What makes this problem even more insidious is New Dawn's actual inherent quality. It writes very well, is creative. It's almost exactly what I'm looking for. But when it fucks up, it's usually in a completely breaking way like that - it'll violate a core constraint instruction. Like I mentioned before - a single failure in this system can be a very big deal. We have hard persistence and - for better or worse - events that happen, happen. I'm trying to create an immersive simulation experience. That means no editing of persona responses. That concept doesn't even make sense in my system. The response you are seeing is an aggregated editor response. Even if you were to edit this response, you're not editing any world updates which may have gone to the DB, updates to the user's psych profile, memories created in the DB for a persona... Right now, I do allow a single regen that does an undo. That's as far as I'll go there.
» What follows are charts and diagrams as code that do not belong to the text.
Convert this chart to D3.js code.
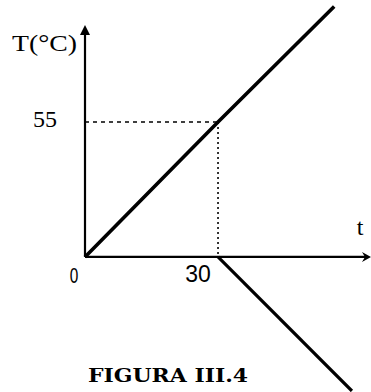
<!DOCTYPE html>
<html>
<head>
<meta charset="utf-8">
<script src="https://cdn.jsdelivr.net/npm/d3@7"></script>
<style>
  body { margin: 0; background: white; }
  svg { display: block; }
</style>
</head>
<body>
<svg id="chart"></svg>
<script>
// temperature vs time, two straight segments
const rising = [{ t: 0, T: 0 }, { t: 30, T: 55 }, { t: 56.2, T: 102 }];
const falling = [{ t: 30, T: 0 }, { t: 60.2, T: -54.6 }];
const guidePoint = { t: 30, T: 55 };
const xTicks = [0, 30];
const yTicks = [55];

const dimensions = {
    width: 371,
    height: 392
};

const svg = d3.select("#chart")
    .attr("width", dimensions.width)
    .attr("height", dimensions.height)
    .style("background-color", "white");

const xScale = d3.scaleLinear()
    .domain([0, 64.5])
    .range([85, 371]);

const yScale = d3.scaleLinear()
    .domain([-54.6, 94.5])
    .range([391, 25]);

// dashed guides to the point (30, 55)
svg.append("line")
    .attr("x1", xScale(0))
    .attr("x2", xScale(guidePoint.t))
    .attr("y1", yScale(guidePoint.T))
    .attr("y2", yScale(guidePoint.T))
    .attr("stroke", "black")
    .attr("stroke-width", 1.5)
    .attr("stroke-dasharray", "4,4");

svg.append("line")
    .attr("x1", xScale(guidePoint.t))
    .attr("x2", xScale(guidePoint.t))
    .attr("y1", yScale(guidePoint.T))
    .attr("y2", yScale(0))
    .attr("stroke", "black")
    .attr("stroke-width", 1.6)
    .attr("stroke-dasharray", "2,3");

// axes
svg.append("line")
    .attr("x1", xScale(0))
    .attr("x2", xScale(64.5) - 4)
    .attr("y1", yScale(0))
    .attr("y2", yScale(0))
    .attr("stroke", "black")
    .attr("stroke-width", 2.2);

svg.append("line")
    .attr("x1", xScale(0))
    .attr("x2", xScale(0))
    .attr("y1", yScale(0))
    .attr("y2", yScale(94.5) + 6)
    .attr("stroke", "black")
    .attr("stroke-width", 2.2);

// arrow heads
const xEnd = [xScale(64.5), yScale(0)];
svg.append("path")
    .attr("d", `M${xEnd[0]},${xEnd[1]} L${xEnd[0] - 9},${xEnd[1] - 5} L${xEnd[0] - 6},${xEnd[1]} L${xEnd[0] - 9},${xEnd[1] + 5} Z`)
    .attr("fill", "black");

const yEnd = [xScale(0), yScale(94.5)];
svg.append("path")
    .attr("d", `M${yEnd[0]},${yEnd[1]} L${yEnd[0] - 5},${yEnd[1] + 10} L${yEnd[0] + 5},${yEnd[1] + 10} Z`)
    .attr("fill", "black");

// data lines
const line = d3.line()
    .x(d => xScale(d.t))
    .y(d => yScale(d.T));

svg.append("path")
    .datum(rising)
    .attr("d", line)
    .attr("fill", "none")
    .attr("stroke", "black")
    .attr("stroke-width", 3.6);

svg.append("path")
    .datum(falling)
    .attr("d", line)
    .attr("fill", "none")
    .attr("stroke", "black")
    .attr("stroke-width", 3.2);

// tick labels
svg.append("text")
    .attr("transform", `translate(${xScale(xTicks[0]) - 11},${yScale(0) + 26}) scale(0.7,1)`)
    .attr("text-anchor", "middle")
    .attr("font-family", "Liberation Sans")
    .attr("font-size", 22)
    .text(xTicks[0]);

svg.append("text")
    .attr("x", xScale(xTicks[1]) - 20)
    .attr("y", yScale(0) + 25)
    .attr("text-anchor", "middle")
    .style("font-family", "Liberation Sans")
    .style("font-size", "23px")
    .text(xTicks[1]);

svg.append("text")
    .attr("x", 57)
    .attr("y", yScale(yTicks[0]) + 5)
    .attr("text-anchor", "end")
    .style("font-family", "Liberation Serif")
    .style("font-size", "24px")
    .text(yTicks[0]);

// axis titles
svg.append("text")
    .attr("x", 12)
    .attr("y", 51)
    .style("font-family", "Liberation Serif")
    .style("font-size", "24px")
    .attr("textLength", 65)
    .attr("lengthAdjust", "spacingAndGlyphs")
    .text("T(°C)");

svg.append("text")
    .attr("x", 360)
    .attr("y", 235)
    .attr("text-anchor", "middle")
    .style("font-family", "Liberation Serif")
    .style("font-size", "24px")
    .text("t");

svg.append("text")
    .attr("x", 88)
    .attr("y", 382)
    .style("font-family", "DejaVu Serif")
    .style("font-weight", "bold")
    .style("font-size", "18px")
    .attr("textLength", 160)
    .attr("lengthAdjust", "spacingAndGlyphs")
    .text("FIGURA III.4");
</script>
</body>
</html>
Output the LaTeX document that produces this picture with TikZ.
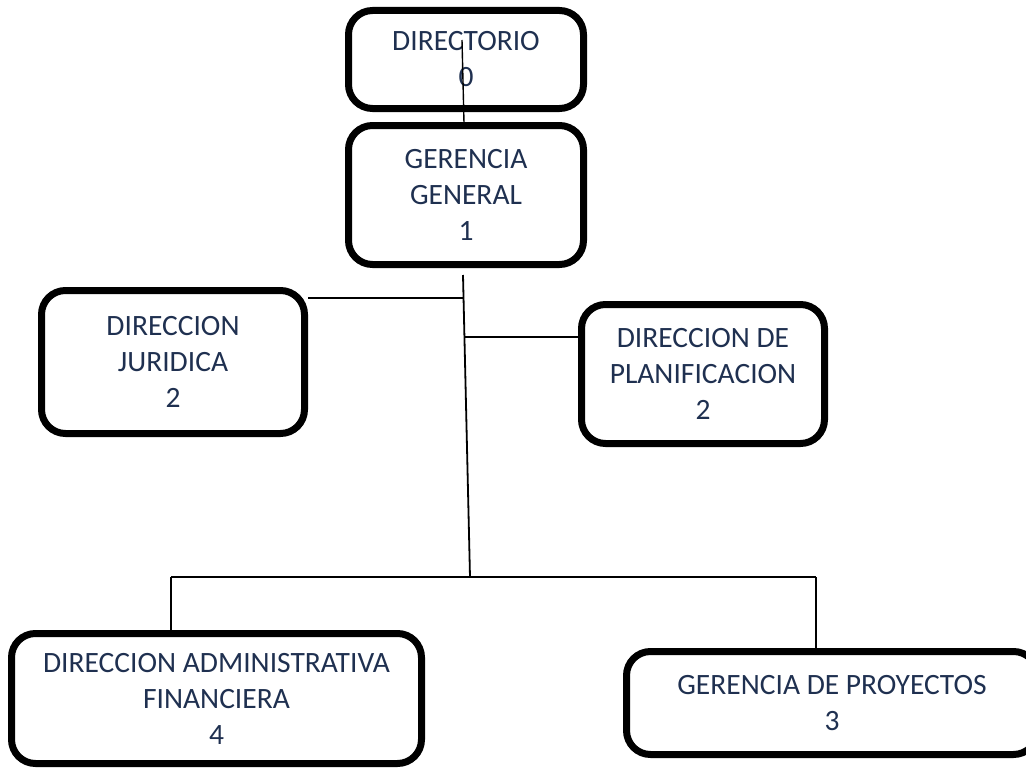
\documentclass[tikz,border=0pt]{standalone}
\usepackage{fontspec}
\setmainfont{Carlito}
\usetikzlibrary{positioning,calc}
\definecolor{navy}{HTML}{1F3050}

\begin{document}
\begin{tikzpicture}[x=1pt,y=-1pt,
		box/.style={draw=black, line width=7pt, rounded corners=24pt, align=center, inner sep=0pt,
			text=navy, font=\fontsize{29.5}{36}\selectfont},
		link/.style={black, line width=1.8pt}]
			\useasboundingbox (0,0) rectangle (1026,768);
			
			% top level
			\node[box, minimum width=235, minimum height=98] (dir) at (466,59.5) {DIRECTORIO\\0};
			\node[box, minimum width=235, minimum height=139] (gg) at (466,195) {GERENCIA\\GENERAL\\1};
			
			% staff
			\node[box, minimum width=263, minimum height=143] (jur) at (173,362) {DIRECCION\\JURIDICA\\2};
			\node[box, minimum width=243, minimum height=139] (plan) at (703,374) {DIRECCION DE\\PLANIFICACION\\2};
			
			% lower level
			\node[box, minimum width=410, minimum height=130] (adm) at (216.5,698.5) {DIRECCION ADMINISTRATIVA\\FINANCIERA\\4};
			\node[box, minimum width=411, minimum height=103] (proy) at (832,703) {GERENCIA DE PROYECTOS\\3};
			
			% connectors
			\coordinate (dirtop) at (462,40);
			\coordinate (ggtop) at (464,123);
			\coordinate (trunktop) at (463,275);
			\coordinate (trunkbot) at (470,577);
			\coordinate (jj) at (463,298);
			\coordinate (pp) at (464.5,337);
			\coordinate (bl) at (171,577);
			\coordinate (br) at (816,577);
			
			\draw[link, line width=1.4pt] (dirtop) -- (ggtop);
			\draw[link] (trunktop) -- (trunkbot);
			\draw[link] (jj) -- (jj -| jur.east);
			\draw[link] (pp) -- (pp -| plan.west);
			\draw[link] (bl) -- (br);
			\draw[link] (bl) -- (bl |- adm.north);
			\draw[link] (br) -- (br |- proy.north);
		\end{tikzpicture}
\end{document}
My point is that consistency is more important to my use case than most. Yes, I have a QC bot I can activate than check the inputs going into the DB. Here's the problem though. New Dawn is very smart and produces very high quality, readable, and convincing prose. It will easily fool a small model that's sanity checking data. Just use a bigger model that can understand? Well then, that model would just replace New Dawn altogether, wouldn't it? It's kind of a critical flaw. I'm not giving up on it, just something I noticed.